Frequently Asked Questions about pycparser.

What is an AST?

AST - Abstract Syntax Tree. It is a tree representation of the syntax of source code - a convenient hierarchical data structure that's built from the code and is readily suitable for exploration and manipulation.

Why don't AST nodes in pycparser have parent links?

Adding parent links / pointers to each and every node in pycparser is a lot of work, and would complicate the parser code considerably (as well as make it consume more memory). I see no real benefit in doing so, since parent links are only occasionally useful when walking the AST.

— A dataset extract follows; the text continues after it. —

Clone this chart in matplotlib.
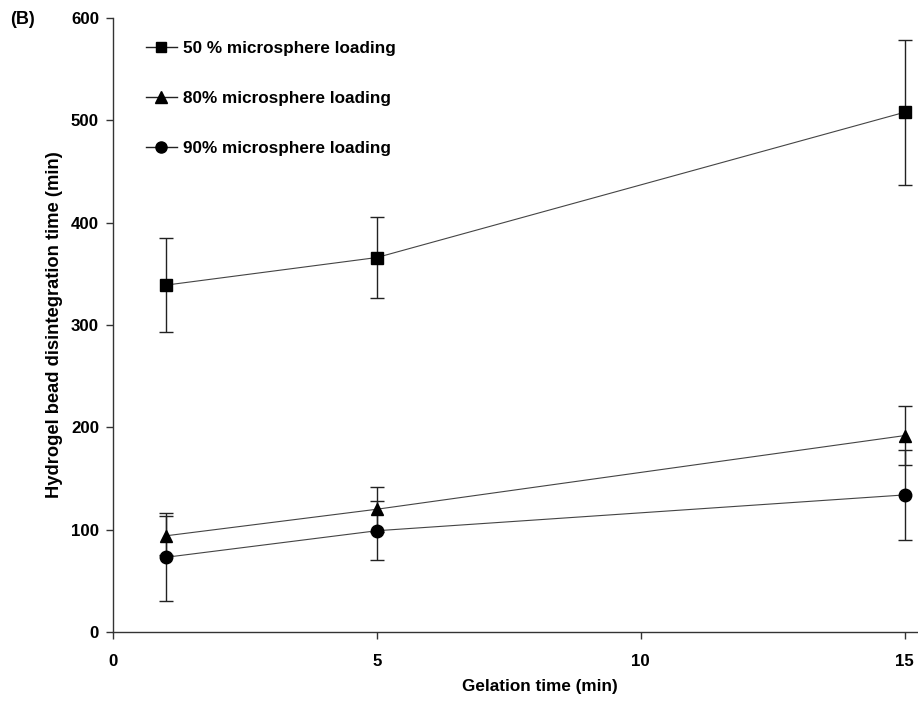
import matplotlib
matplotlib.use("Agg")
import matplotlib.pyplot as plt
from matplotlib.lines import Line2D

plt.rcParams["font.family"] = ["Liberation Sans", "DejaVu Sans"]
plt.rcParams["font.weight"] = "bold"

# gelation time (min)
gelation = [1, 5, 15]

# disintegration time (min), mean and error per loading
load50 = [339, 366, 508]
load50_err = [46, 40, 71]
load80 = [94, 120, 192]
load80_err = [19, 22, 29]
load90 = [73, 99, 134]
load90_err = [43, 29, 44]

labels = ["50 % microsphere loading", "80% microsphere loading", "90% microsphere loading"]

fig = plt.figure(figsize=(9.18, 7.01), dpi=100)
ax = fig.add_axes([0.123, 0.0984, 0.877, 0.8758])

line_col = "#444444"
err_col = "#222222"

series = [(load50, load50_err, "s", 8), (load80, load80_err, "^", 9), (load90, load90_err, "o", 9)]
handles = []
for (vals, errs, mk, ms), lab in zip(series, labels):
    ax.errorbar(gelation, vals, yerr=errs, fmt="-", marker=mk, ms=ms, color=line_col,
                mfc="black", mec="black", lw=0.8, ecolor=err_col, elinewidth=1.0,
                capsize=5, capthick=1.0)
    handles.append(Line2D([], [], color="#222222", lw=1.0, marker=mk, ms=ms - 1,
                          mfc="black", mec="black", label=lab))

ax.set_xlim(0, 15.25)
ax.set_ylim(0, 600)
ax.set_xticks([0, 5, 10, 15])
ax.set_yticks(range(0, 601, 100))
ax.spines["top"].set_visible(False)
ax.spines["right"].set_visible(False)
for s in ("left", "bottom"):
    ax.spines[s].set_color("#333333")
    ax.spines[s].set_linewidth(1.0)
ax.tick_params(direction="out", length=5, width=1.0, color="#333333", labelsize=12.2, pad=5)
ax.tick_params(axis="x", pad=11)
for t in ax.get_xticklabels() + ax.get_yticklabels():
    t.set_fontweight("bold")

ax.set_xlabel("Gelation time (min)", fontsize=12.3, fontweight="bold", labelpad=7, x=0.530)
ax.set_ylabel("Hydrogel bead disintegration time (min)", fontsize=13.2, fontweight="bold", labelpad=6)

fig.text(0.011, 0.972, "(B)", fontsize=13, fontweight="bold", va="center")

leg = ax.legend(handles=handles, loc="upper left", bbox_to_anchor=(0.041, 0.963), frameon=False,
                fontsize=12.3, handlelength=1.8, handletextpad=0.35, labelspacing=2.05,
                borderaxespad=0, borderpad=0)
for t in leg.get_texts():
    t.set_fontweight("bold")

fig.savefig("out.png", dpi=100)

Besides, parent links can be easily emulated. One simple way is to override the generic_visit method of NodeVisitor to keep a parent attribute when visiting a node's children:

def generic_visit(self, node):
    """ Called if no explicit visitor function exists for a
        node. Implements preorder visiting of the node.
    """
    oldparent = self.current_parent
    self.current_parent = node
    for c in node:
        self.visit(c)
    self.current_parent = oldparent

Now visitor methods can access self.current_parent to get to the visited node's parent. It just costs us 3 lines of code - not much effort!

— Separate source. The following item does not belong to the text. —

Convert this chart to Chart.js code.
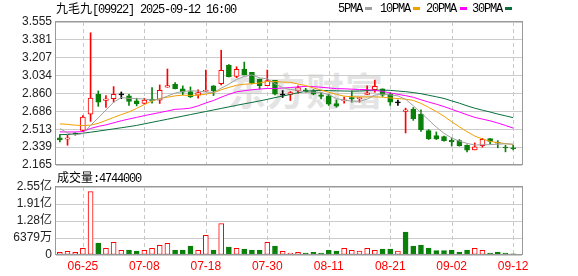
<!DOCTYPE html>
<html><head><meta charset="utf-8">
<script src="https://cdn.jsdelivr.net/npm/chart.js@4/dist/chart.umd.min.js"></script>
<style>
html,body{margin:0;padding:0;background:#fff;}
#wrap{position:relative;width:578px;height:276px;overflow:hidden;background:#fff;}
canvas{position:absolute;left:0;top:0;}
.t{position:absolute;white-space:nowrap;font-size:12px;line-height:12px;color:#000;}
.cjk{font-family:"Noto Sans CJK SC";}
.asc{font-family:"Liberation Mono";letter-spacing:-1.2px;}
.sq{position:absolute;width:7px;height:3px;}
.wm{position:absolute;left:228px;top:66px;font:bold 38px "Noto Sans CJK SC";line-height:46px;color:#e4e4e4;letter-spacing:1px;white-space:nowrap;}
</style></head>
<body>
<div id="wrap">
  <div class="wm">东方财富</div>
  <canvas id="price" width="578" height="276"></canvas>
  <canvas id="vol" width="578" height="276"></canvas>
  <div class="t" style="left:56px;top:2px;"><span class="cjk">九毛九</span><span class="asc">[09922] 2025-09-12 16:00</span></div>
  <div class="t asc" style="left:338px;top:3px;">5PMA</div><div class="sq" style="left:365px;top:7px;background:#a0a0a0"></div>
  <div class="t asc" style="left:380px;top:3px;">10PMA</div><div class="sq" style="left:413px;top:7px;background:#f0a000"></div>
  <div class="t asc" style="left:426px;top:3px;">20PMA</div><div class="sq" style="left:460px;top:7px;background:#ff00ff"></div>
  <div class="t asc" style="left:472px;top:3px;">30PMA</div><div class="sq" style="left:505px;top:7px;background:#0a6e3c"></div>
  <div class="t" id="volTitle" style="left:57px;top:171px;"></div>
</div>
<script>
const dates = ['06-20','06-23','06-24','06-25','06-26','06-27','06-30','07-02','07-03','07-04','07-07','07-08','07-09','07-10','07-11','07-14','07-15','07-16','07-17','07-18','07-21','07-22','07-23','07-24','07-25','07-28','07-29','07-30','07-31','08-01','08-04','08-05','08-06','08-07','08-08','08-11','08-12','08-13','08-14','08-15','08-18','08-19','08-20','08-21','08-22','08-25','08-26','08-27','08-28','08-29','09-01','09-02','09-03','09-04','09-05','09-08','09-09','09-10','09-11','09-12'];
const markedDates = ['06-25','07-08','07-18','07-30','08-11','08-21','09-02','09-12'];
const opens  = [2.430,2.415,2.475,2.500,2.660,2.853,2.792,2.810,2.846,2.837,2.789,2.763,2.805,2.795,2.921,2.950,2.905,2.879,2.843,2.882,2.934,2.956,3.136,3.027,3.098,3.066,2.998,2.937,2.988,2.844,2.850,2.885,2.895,2.882,2.847,2.837,2.763,2.789,2.821,2.808,2.850,2.898,2.905,2.853,2.769,2.686,2.708,2.660,2.499,2.451,2.441,2.406,2.402,2.357,2.312,2.354,2.422,2.386,2.338,2.328];
const highs  = [2.460,2.454,2.480,2.645,3.450,2.885,2.840,2.927,2.875,2.853,2.814,2.814,2.917,2.943,3.098,2.966,2.934,2.924,2.895,3.088,2.937,3.281,3.140,3.120,3.165,3.066,3.000,3.088,2.988,2.889,2.879,2.934,2.911,2.898,2.872,2.853,2.798,2.824,2.885,2.821,2.934,2.991,2.905,2.869,2.795,2.718,2.724,2.702,2.509,2.486,2.447,2.428,2.412,2.360,2.380,2.425,2.422,2.402,2.357,2.357];
const lows   = [2.390,2.357,2.455,2.490,2.590,2.735,2.725,2.776,2.810,2.744,2.740,2.756,2.766,2.763,2.920,2.905,2.847,2.821,2.814,2.880,2.840,2.943,3.020,3.014,3.040,2.953,2.905,2.937,2.847,2.821,2.792,2.863,2.872,2.847,2.808,2.744,2.727,2.766,2.776,2.776,2.850,2.872,2.831,2.744,2.744,2.476,2.599,2.492,2.412,2.412,2.396,2.348,2.348,2.293,2.312,2.338,2.370,2.332,2.293,2.312];
const closes = [2.410,2.428,2.465,2.630,2.815,2.776,2.808,2.853,2.846,2.782,2.760,2.795,2.790,2.892,2.937,2.908,2.872,2.827,2.869,2.892,2.886,3.085,3.024,3.095,3.040,2.960,2.937,2.985,2.853,2.844,2.869,2.917,2.879,2.853,2.831,2.756,2.737,2.798,2.808,2.821,2.866,2.930,2.844,2.776,2.769,2.702,2.615,2.509,2.422,2.418,2.402,2.390,2.354,2.310,2.341,2.415,2.393,2.377,2.330,2.323];
const ma5  = [2.520,2.475,2.458,2.470,2.550,2.623,2.699,2.776,2.820,2.813,2.810,2.807,2.795,2.804,2.835,2.864,2.880,2.887,2.883,2.874,2.869,2.912,2.951,2.996,3.026,3.041,3.011,3.003,2.955,2.916,2.898,2.894,2.872,2.872,2.870,2.847,2.811,2.795,2.786,2.784,2.806,2.845,2.854,2.847,2.837,2.804,2.741,2.674,2.603,2.533,2.473,2.428,2.397,2.375,2.359,2.362,2.363,2.367,2.371,2.368];
const ma10 = [2.565,2.560,2.552,2.548,2.552,2.570,2.598,2.627,2.655,2.681,2.716,2.753,2.786,2.812,2.824,2.837,2.844,2.841,2.843,2.854,2.867,2.896,2.919,2.940,2.950,2.955,2.962,2.977,2.976,2.971,2.969,2.952,2.938,2.914,2.893,2.872,2.852,2.834,2.829,2.827,2.827,2.828,2.824,2.817,2.811,2.805,2.793,2.764,2.725,2.685,2.639,2.585,2.536,2.489,2.446,2.418,2.395,2.382,2.373,2.364];
const ma20 = [2.487,2.486,2.486,2.490,2.520,2.540,2.555,2.575,2.595,2.612,2.628,2.645,2.660,2.675,2.690,2.706,2.710,2.718,2.740,2.768,2.792,2.824,2.852,2.876,2.887,2.896,2.903,2.909,2.909,2.913,2.918,2.924,2.929,2.927,2.921,2.914,2.907,2.906,2.902,2.899,2.898,2.890,2.881,2.865,2.852,2.839,2.823,2.799,2.777,2.756,2.733,2.706,2.680,2.653,2.628,2.611,2.594,2.573,2.549,2.524];
const ma30 = [2.460,2.462,2.466,2.474,2.484,2.494,2.505,2.516,2.527,2.538,2.550,2.565,2.580,2.595,2.610,2.625,2.640,2.655,2.670,2.685,2.700,2.715,2.730,2.745,2.760,2.773,2.788,2.803,2.820,2.835,2.851,2.867,2.881,2.888,2.889,2.888,2.886,2.884,2.883,2.884,2.888,2.892,2.894,2.890,2.884,2.878,2.869,2.858,2.843,2.828,2.812,2.788,2.766,2.740,2.717,2.698,2.680,2.660,2.643,2.625];
const volumes = [1.00e7,1.37e7,1.00e7,2.49e7,2.376e8,4.48e7,2.49e7,4.73e7,1.74e7,1.87e7,1.49e7,1.74e7,2.49e7,3.61e7,4.35e7,1.87e7,1.87e7,3.36e7,1.74e7,7.34e7,1.87e7,1.18e8,2.99e7,2.49e7,2.24e7,1.87e7,1.87e7,4.73e7,3.36e7,1.37e7,7.5e6,1.00e7,7.5e6,1.00e7,7.5e6,1.74e7,1.49e7,2.49e7,1.74e7,1.49e7,2.49e7,1.74e7,2.24e7,2.24e7,1.49e7,8.58e7,3.36e7,3.73e7,2.61e7,1.62e7,1.62e7,1.87e7,1.12e7,1.87e7,2.49e7,1.74e7,7.5e6,1.12e7,7.5e6,4744000];
const volUp = [1,1,1,1,1,0,1,1,1,0,0,1,1,1,1,0,0,0,1,1,0,1,0,1,0,0,0,1,0,1,1,1,0,0,0,0,0,1,1,1,1,1,0,0,1,0,0,0,0,0,0,0,0,0,1,1,0,0,0,0];
const priceTickValues = [2.165,2.339,2.513,2.686,2.860,3.034,3.207,3.381,3.555];
const priceTickLabels = ['2.165','2.339','2.513','2.686','2.860','3.034','3.207','3.381','3.555'];
const volTickValues = [0,63790000,127580000,191370000,255160000];
const volTickLabels = ['0','6379万','1.28亿','1.91亿','2.55亿'];

const RED = '#ff0000', GREEN = '#0a800a', BLACK = '#000000';
const N = dates.length;
const markIdx = markedDates.map(d => dates.indexOf(d));
const XMIN = -0.5, XMAX = 60.15;

document.getElementById('volTitle').innerHTML = '<span class="cjk">成交量</span><span class="asc">:' + volumes[N-1] + '</span>';

const deco = {
  id: 'deco',
  beforeDatasetsDraw(chart) {
    const {ctx, chartArea: a, scales: {x}} = chart;
    ctx.save();
    ctx.strokeStyle = '#c8c8c8'; ctx.lineWidth = 1; ctx.setLineDash([4, 3]);
    markIdx.forEach(i => {
      const px = Math.round(x.getPixelForValue(i)) + 0.5;
      ctx.beginPath(); ctx.moveTo(px, a.top); ctx.lineTo(px, a.bottom); ctx.stroke();
    });
    ctx.restore();
  },
  afterDraw(chart) {
    const {ctx, chartArea: a} = chart;
    ctx.save();
    ctx.strokeStyle = '#999'; ctx.lineWidth = 1;
    const l = Math.round(a.left) - 0.5, r = Math.round(a.right) + 0.5, t = Math.round(a.top) - 0.5, b = Math.round(a.bottom) - 0.5;
    ctx.strokeRect(l, t, r - l, b - t);
    ctx.restore();
  }
};

const candleColor = i => closes[i] > opens[i] ? RED : (closes[i] < opens[i] ? GREEN : BLACK);
const candleFill = i => closes[i] > opens[i] ? '#ffffff' : candleColor(i);
const line = (label, arr, color) => ({
  type: 'line', label, data: arr.map((v, i) => ({x: i, y: v})),
  borderColor: color, borderWidth: 1, pointRadius: 0, tension: 0, order: 0
});

new Chart(document.getElementById('price'), {
  type: 'bar',
  data: {
    datasets: [
      line('5PMA', ma5, '#a0a0a0'),
      line('10PMA', ma10, '#f0a000'),
      line('20PMA', ma20, '#ff00ff'),
      line('30PMA', ma30, '#0a6e3c'),
      {
        type: 'bar', label: 'body', order: 1, grouped: false,
        data: opens.map((o, i) => ({x: i, y: [o, closes[i]]})),
        backgroundColor: dates.map((d, i) => candleFill(i)),
        borderColor: dates.map((d, i) => candleColor(i)),
        borderWidth: 1, borderSkipped: false, barThickness: 5, minBarLength: 1
      },
      {
        type: 'bar', label: 'wick', order: 2, grouped: false,
        data: lows.map((l, i) => ({x: i, y: [l, highs[i]]})),
        backgroundColor: dates.map((d, i) => candleColor(i)),
        borderWidth: 0, barThickness: 1
      }
    ]
  },
  options: {
    responsive: false, animation: false, events: [],
    layout: {padding: {top: 22, right: 56, bottom: 111, left: 0}},
    plugins: {legend: {display: false}, tooltip: {enabled: false}},
    scales: {
      x: {type: 'linear', min: XMIN, max: XMAX, offset: false, display: false},
      y: {
        min: 2.165, max: 3.555,
        afterBuildTicks: s => { s.ticks = priceTickValues.map(v => ({value: v})); },
        afterFit: s => { s.width = 56; },
        ticks: {
          autoSkip: false, padding: 4, color: '#222', font: {family: 'Liberation Sans', size: 12},
          callback: (v, i) => priceTickLabels[i]
        },
        grid: {color: '#cccccc', drawTicks: false},
        border: {display: false}
      }
    }
  },
  plugins: [deco]
});

new Chart(document.getElementById('vol'), {
  type: 'bar',
  data: {
    datasets: [{
      label: 'vol', grouped: false,
      data: volumes.map((v, i) => ({x: i, y: v})),
      backgroundColor: volUp.map(u => u ? '#ffffff' : GREEN),
      borderColor: volUp.map(u => u ? RED : GREEN),
      borderWidth: 1, borderSkipped: false, barThickness: 5, minBarLength: 1
    }]
  },
  options: {
    responsive: false, animation: false, events: [],
    layout: {padding: {top: 187, right: 56, bottom: 0, left: 0}},
    plugins: {legend: {display: false}, tooltip: {enabled: false}},
    scales: {
      x: {
        type: 'linear', min: XMIN, max: XMAX, offset: false,
        afterBuildTicks: s => { s.ticks = markIdx.map(v => ({value: v})); },
        afterFit: s => { s.height = 21; },
        grid: {display: false, drawTicks: false}, border: {display: false},
        ticks: {
          autoSkip: false, maxRotation: 0, minRotation: 0, padding: 4, color: RED,
          font: {family: 'Liberation Sans', size: 12},
          callback: v => dates[v]
        }
      },
      y: {
        min: 0, max: volTickValues[volTickValues.length - 1],
        afterBuildTicks: s => { s.ticks = volTickValues.map(v => ({value: v})); },
        afterFit: s => { s.width = 56; },
        ticks: {
          autoSkip: false, padding: 4, color: '#222', font: {family: '"Liberation Sans","Noto Sans CJK SC"', size: 12},
          callback: (v, i) => volTickLabels[i]
        },
        grid: {color: '#cccccc', drawTicks: false},
        border: {display: false}
      }
    }
  },
  plugins: [deco]
});
</script>
</body></html>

Python is a highly dynamic language, and much more interesting additions can be made with very small code changes - one example would be keeping a full stack of parents when traversing down into children. Don't forget that the whole NodeVisitor class is just 5 lines of code in 2 methods.

Can I generate C code back from the AST?

Yes! See the c-to-c.py example that's being distributed with pycparser starting with version 2.03.

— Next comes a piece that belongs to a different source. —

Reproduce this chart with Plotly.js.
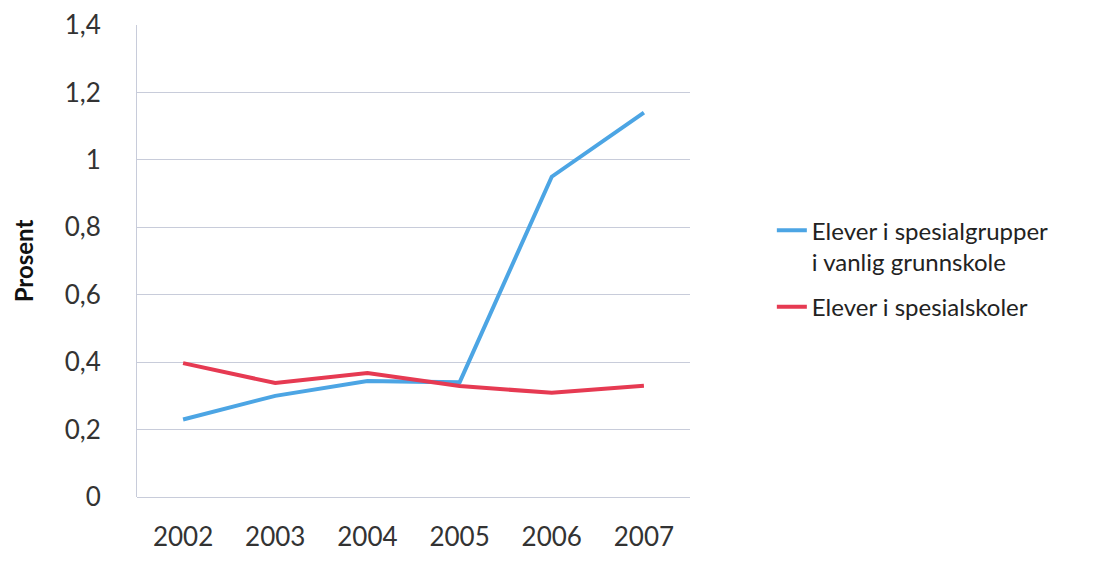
<!DOCTYPE html>
<html>
<head>
<meta charset="utf-8">
<script src="https://cdn.plot.ly/plotly-3.0.1.min.js"></script>
<style>html,body{margin:0;padding:0;background:#fff;}#chart{width:1116px;height:564px;}</style>
</head>
<body>
<div id="chart"></div>
<script>
const years = ["2002", "2003", "2004", "2005", "2006", "2007"];
const spesialgrupper = [0.23, 0.30, 0.344, 0.34, 0.95, 1.14];
const spesialskoler = [0.397, 0.338, 0.368, 0.329, 0.309, 0.33];
const seriesNames = ["Elever i spesialgrupper<br>i vanlig grunnskole", "Elever i spesialskoler"];
const yTickVals = [0, 0.2, 0.4, 0.6, 0.8, 1, 1.2, 1.4];
const yTickText = ["0", "0,2", "0,4", "0,6", "0,8", "1", "1,2", "1,4"];
const yTitle = "Prosent";

const font = "Lato, 'Open Sans', sans-serif";
const gridColor = "#c8ccda";

const traces = [
  {x: years, y: spesialgrupper, name: seriesNames[0], legendgroup: "a", type: "scatter", mode: "lines",
   line: {color: "#4ca5e4", width: 4}},
  {x: years, y: spesialskoler, name: seriesNames[1], legendgroup: "b", type: "scatter", mode: "lines",
   line: {color: "#e63a52", width: 4}}
];

const layout = {
  width: 1116, height: 564,
  margin: {l: 137, r: 426, t: 25, b: 67, pad: 0},
  paper_bgcolor: "#fff", plot_bgcolor: "#fff",
  font: {family: font, size: 26, color: "#333"},
  showlegend: true,
  legend: {x: 1.148, y: 0.612, xanchor: "left", yanchor: "top", valign: "top",
           font: {family: font, size: 24, color: "#222"},
           tracegroupgap: 11, bgcolor: "rgba(0,0,0,0)"},
  xaxis: {type: "category", range: [-0.5, 5.5], showgrid: false, zeroline: false, showline: false,
          ticks: "", tickfont: {size: 26, color: "#333"}, ticklabelstandoff: 22},
  yaxis: {range: [0, 1.4], tickvals: yTickVals, ticktext: yTickText,
          showgrid: true, gridcolor: gridColor, gridwidth: 1,
          zeroline: true, zerolinecolor: gridColor, zerolinewidth: 1,
          showline: true, linecolor: gridColor, linewidth: 1,
          ticks: "", tickfont: {size: 26, color: "#333"}, ticklabelstandoff: 30,
          title: {text: yTitle, font: {size: 24, color: "#111", weight: "bold"}, standoff: 24}}
};

Plotly.newPlot("chart", traces, layout, {displayModeBar: false, staticPlot: true});
</script>
</body>
</html>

Does pycparser support GNU/Visual C++ extensions?

Mostly no. pycparser only knows how to parse ISO C99, and doesn't support compiler-specific extensions. This is a deliberate decision, which favors the simplicity and maintainability of the parser over additional features.

Dedicated users should find it easy to extend pycparser to support any specific extension they're interested in. Actually, such projects already exist. See for example pycparserext by Andreas Klöckner, which extends pycparser to support GNU/GCC extensions.

What do I do about __attribute__?

__attribute__ is a compiler extension, so it's not really supported by pycparser. However, unless you really need to parse the attribute itself, you can just pre-process it away by defining:

#define __attribute__(x)

And running the pre-processor before feeding the code to pycparser.

What do I do about __extension__?

Similarly to __attribute__, __extension__ is a compiler extension and isn't supported by pycparser. However, it's also easily ignored by defining:

#define __extension__

And running the pre-processor before feeding the code to pycparser. Note that this doesn't mean pycparser will parse actual GCC extensions (different syntaxes that are not part of the C99 standard but are supported by GCC).

What do I do about __asm__?

The __asm__ keyword might look more complex, since it can contain multiple lines of assembly, interleaved with variable names. But again, it ends up being a simple define:

#define __asm__(...)

What about parsing C++?

I have no intentions of expanding pycparser to support C++. If you need to parse C++ with Python, I suggest using Clang with its Python bindings. See this article for more details.